En todo caso estaba ya muy enfermo y, sobre todo, tenía dificultades para expresarse. Me alegra que el año pasado, con motivo del festival literario “Escribidores”, en Málaga, la cátedra Vargas Llosa le otorgara un merecido reconocimiento, aunque su estado de salud no le permitió desplazarse hasta allí. El caso de Jorge Edwards es demasiado próximo y habrá que evaluarlo a medida que pasan los días, y su obra, de cuya importancia nadie puede dudar, seguirá ganando adeptos.
Pienso que aquel viaje a Madrid fue una imprudencia mayúscula y la familia debió imponerse en retenerlo en Chile. Fue tal vez un error permitirle salir de Santiago y llegar a una ciudad donde no tenía toda la ayuda que hubiera podido tener en su país y dónde lo celebraban apenas un puñado de escritores latinoamericanos.
De esta manera se llega hasta el último día. Ante el anuncio de los facultativos de que debía operarse de algo que lo dejaría sin piernas, Jorge reaccionó con la energía que solía aparecer en él en los momentos decisivos: “Nunca jamás”. Luego, se echó a dormir una siesta y pasó, entonces, en el sueño, a la otra vida, si es que existe.

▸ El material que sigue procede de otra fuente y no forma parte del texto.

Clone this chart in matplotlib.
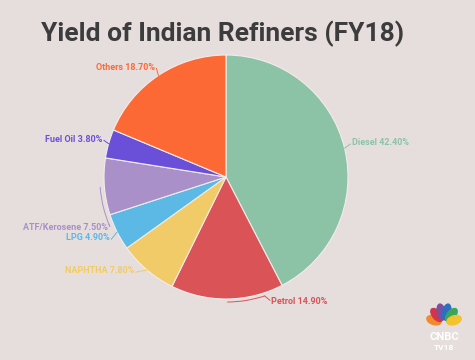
import numpy as np
import matplotlib.pyplot as plt
from matplotlib.patches import Arc, Ellipse

products = ["Diesel", "Petrol", "NAPHTHA", "LPG", "ATF/Kerosene", "Fuel Oil", "Others"]
shares = [42.4, 14.9, 7.8, 4.9, 7.5, 3.8, 18.7]
colors = ["#8cc3a6", "#da5356", "#f0cb68", "#5cb8e5", "#a990c8", "#6a4fd8", "#fd6935"]

# label text anchors (data units, radius 1 = pie edge)
label_pos = [(1.03, 0.28), (0.37, -1.02), (-0.75, -0.77), (-0.95, -0.50),
             (-0.97, -0.41), (-1.01, 0.31), (-0.58, 0.90)]

bg = "#e6dedd"
fig = plt.figure(figsize=(4.75, 3.6), dpi=100, facecolor=bg)
plt.rcParams['font.family'] = ['Roboto', 'DejaVu Sans']

fig.text(0.468, 0.905, "Yield of Indian Refiners (FY18)", ha="center", va="center",
         fontsize=19, fontweight="bold", color="#3c3c3c")

ax = fig.add_axes([104 / 475, 61 / 360, 244 / 475, 244 / 360])
ax.set_facecolor(bg)
wedges, _ = ax.pie(shares, colors=colors, startangle=90, counterclock=False,
                   radius=1, wedgeprops=dict(edgecolor="#f2ecec", linewidth=0.8))
ax.set_xlim(-1, 1)
ax.set_ylim(-1, 1)
ax.axis("off")

for w, name, val, col, (tx, ty) in zip(wedges, products, shares, colors, label_pos):
    mid_deg = ((w.theta1 + w.theta2) / 2 + 180) % 360 - 180
    mid = np.deg2rad(mid_deg)
    px, py = np.cos(mid), np.sin(mid)
    ha = "left" if tx > 0 else "right"
    if name == "Petrol":
        # bracket along the rim, running right of the slice middle
        ax.add_patch(Arc((0, 0), 2.05, 2.05, theta1=mid_deg, theta2=-72,
                         color=col, lw=0.7, clip_on=False))
        e = np.deg2rad(-72)
        ax.plot([np.cos(e) * 1.025, tx - 0.01], [np.sin(e) * 1.025, ty + 0.01],
                color=col, lw=0.7, clip_on=False)
    elif name == "ATF/Kerosene":
        # bracket along the rim, running down from the slice middle
        ax.add_patch(Arc((0, 0), 2.07, 2.07, theta1=mid_deg, theta2=-157,
                         color=col, lw=0.7, clip_on=False))
        e = np.deg2rad(-157)
        ax.plot([np.cos(e) * 1.035, tx + 0.01], [np.sin(e) * 1.035, ty + 0.02],
                color=col, lw=0.7, clip_on=False)
    else:
        ax.plot([px, tx + (-0.01 if tx > 0 else 0.01)], [py, ty - 0.01],
                color=col, lw=0.7, clip_on=False)
    ax.text(tx, ty, f"{name} {val:.2f}%", ha=ha, va="center", fontsize=6.5,
            fontweight="bold", color=col, clip_on=False)

# channel logo
lax = fig.add_axes([418 / 475, 2 / 360, 52 / 475, 58 / 360])
lax.set_xlim(0, 1)
lax.set_ylim(0, 1)
lax.axis("off")
feathers = ["#f08a2a", "#d2344e", "#7b4fa0", "#2c6fc0", "#3aa65a", "#f2c32e"]
for i, c in enumerate(feathers):
    a = np.deg2rad(165 - i * 30)
    lax.add_patch(Ellipse((0.5 + 0.2 * np.cos(a), 0.6 + 0.2 * np.sin(a)), 0.15, 0.28,
                          angle=np.rad2deg(a) - 90, color=c))
lax.text(0.5, 0.36, "CNBC", ha="center", va="center", fontsize=8, fontweight="bold", color="white")
lax.text(0.5, 0.18, "TV18", ha="center", va="center", fontsize=6, fontweight="bold", color="white")

fig.savefig("out.png", dpi=100, facecolor=bg)
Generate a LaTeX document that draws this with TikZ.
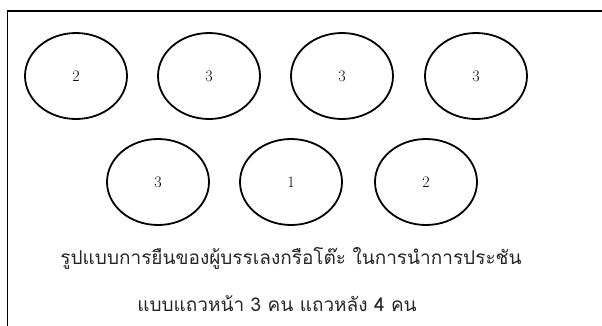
\documentclass[tikz,border=0pt]{standalone}
\usepackage{fontspec}
\newfontfamily\thaifont[Script=Thai]{Loma}
\usetikzlibrary{shapes.geometric}

\begin{document}
\begin{tikzpicture}[x=1pt, y=-1pt,
    seat/.style={ellipse, draw, line width=1.8pt, minimum width=102pt, minimum height=86pt, inner sep=0pt, font=\fontsize{16}{18}\selectfont},
    caption/.style={font=\thaifont\fontsize{19}{22}\selectfont, text=black!85}
]
    \useasboundingbox (0,0) rectangle (602,325);
    \draw[line width=1.8pt] (7.5,340) -- (7.5,11) -- (620,11);
    % back row
    \node[seat] (s1) at (76,76) {2};
    \node[seat] (s2) at (209,76) {3};
    \node[seat] (s3) at (342,76) {3};
    \node[seat] (s4) at (476,76) {3};
    % front row
    \node[seat] (s5) at (158,182) {3};
    \node[seat] (s6) at (291,182) {1};
    \node[seat] (s7) at (426,182) {2};
    % caption
    \node[caption] (t1) at (291,258) {รูปแบบการยืนของผู้บรรเลงกรือโต๊ะ ในการนำการประชัน};
    \node[caption] (t2) at (277,304) {แบบแถวหน้า 3 คน แถวหลัง 4 คน};
\end{tikzpicture}
\end{document}
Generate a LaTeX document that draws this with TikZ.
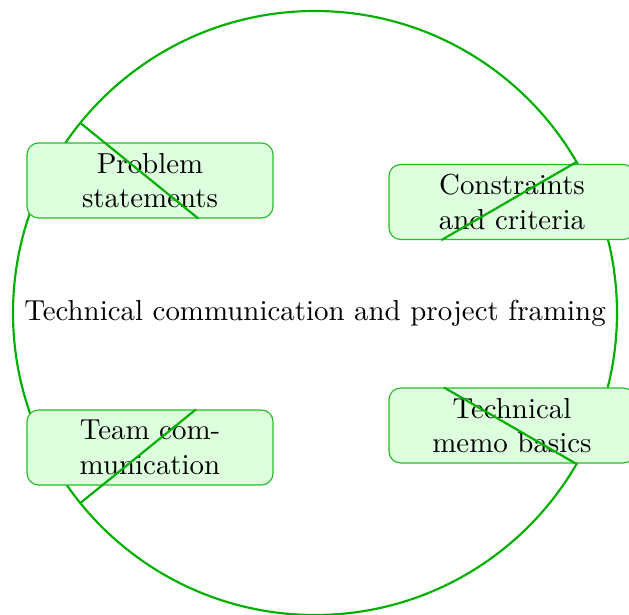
\documentclass[tikz,border=0pt]{standalone}
\usepackage{tikz}
\definecolor{Leaf}{HTML}{00B000}
\definecolor{PaleLeaf}{HTML}{DDFFDD}

\begin{document}
\begin{tikzpicture}[x=0.346pt,y=-0.346pt,
        topic/.style={draw=Leaf!85,rounded corners,fill=PaleLeaf,text width=2.2cm,align=center,
                      minimum width=246*0.346pt,minimum height=75*0.346pt,inner sep=2pt},
        ring/.style={Leaf,line width=0.75pt}
      ]
        \useasboundingbox (0,0) rectangle (629,615);
        \coordinate (c) at (315,313);
        \draw[ring] (c) circle[radius=302*0.346pt];
        \node (hub) at (c) {Technical communication and project framing};
        \node[topic] (prob) at (150,180.5) {Problem statements};
        \node[topic] (cons) at (512,202) {Constraints and criteria};
        \node[topic] (memo) at (512,425.5) {Technical memo basics};
        \node[topic] (team) at (150,447.5) {Team communication};
        % spokes from the rim in towards the hub, stopping at the box edge
        \path (c) ++(141:302*0.346pt) coordinate (p1) (c) ++(30:302*0.346pt) coordinate (p2)
              (c) ++(-30:302*0.346pt) coordinate (p3) (c) ++(219:302*0.346pt) coordinate (p4);
        \draw[ring] (p1) -- (intersection of p1--c and prob.south west--prob.south east);
        \draw[ring] (p2) -- (intersection of p2--c and cons.south west--cons.south east);
        \draw[ring] (p3) -- (intersection of p3--c and memo.north west--memo.north east);
        \draw[ring] (p4) -- (intersection of p4--c and team.north west--team.north east);
      \end{tikzpicture}
\end{document}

Fue, para todos los gustos, un escritor que se volcó en su trabajo y que habrá que seguir leyendo, pues mucho de lo que significó está en esas páginas, que deberían formar parte de las vidas de muchos lectores. Porque fue un gran escritor y creo que hay en él muchos secretos que los nuevos lectores deben descubrir, ojeando sus novelas y ensayos, un material que es uno de los grandes valores latinoamericanos y, por supuesto, españoles. En los ensayos y sobre todo en las novelas que escribió hay unas riquezas escondidas que vale la pena sacar a la luz, pues ellas muestran todo el poder de la literatura.